= La Brindille D'Or =

La Brindille D'Or (The Golden Sprig), established 26 November 1920, provides financial assistance to the parents of fallen French soldiers by the Marquise de Saint-Vincent-Brassac.

At the time the state's assistance to parents was limited and insufficient for many elderly that often depended on their sons in retirement. The great toll of World War I left many in need at this time. The society petitioned people with means to commit to donate lifelong or for certain number of years (in January or May each year) "La Fleur du Soldat": The little flower (La petite fleur) 5 francs, the flower (La fleur) 10 francs, and the bouquet (Le bouquet) 100 francs. The money was used to buy government bonds, the returns from which were used to augment the low state pension of parents.

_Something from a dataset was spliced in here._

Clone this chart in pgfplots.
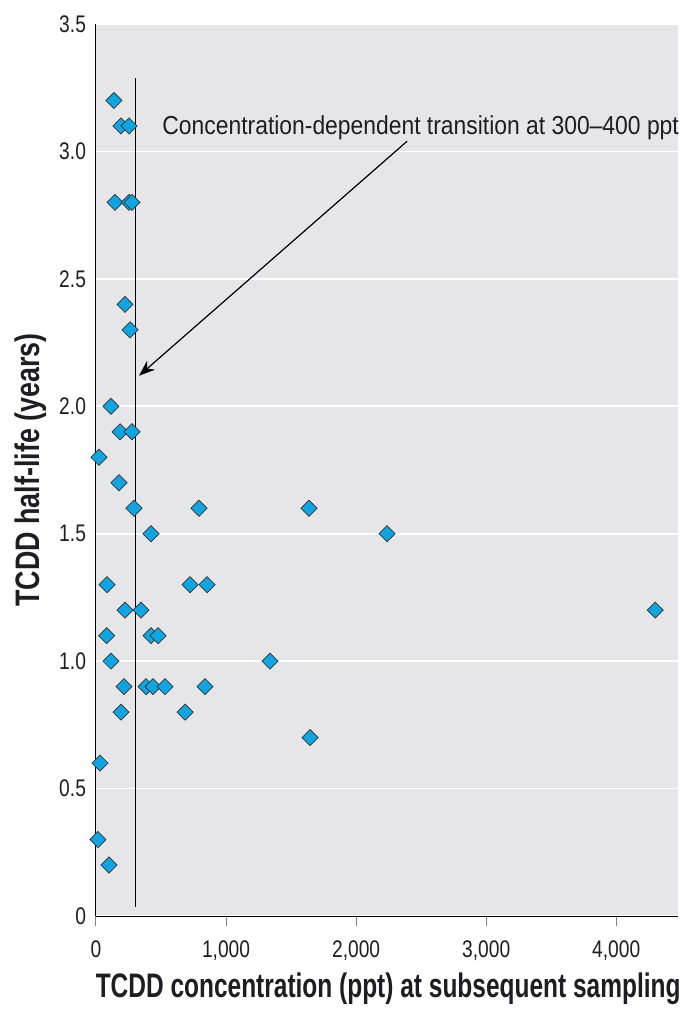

The treasurer of the association was M. Nassoy, Director of the Bank of France, in Toulouse. The honorary president of the association was M. Foch. The association was situated at 7, rue de la Dalbade in Toulouse (FR), although correspondence could also be sent to Chateau de Brassac (Tarn, FR). To strengthen the society Pope Pius (Pié) XI gave a gift (1924) in the form of a precious jewel ("broche"). Other known generous donor was Baron Joseph de Saint-Vincent at Chateau Las Lanès (Fontcouverte, Aude, FR). A play titled TAMPON ("Un acte en vers") was published by the Marquise with all proceedings going to the society ("Tous droits réservés au profit de l´ouvre de La Brindille D´Or"). La Brindille D'Or later inspired the formation of Little Brothers of the Poor (Les Petite Frères des Pauvres).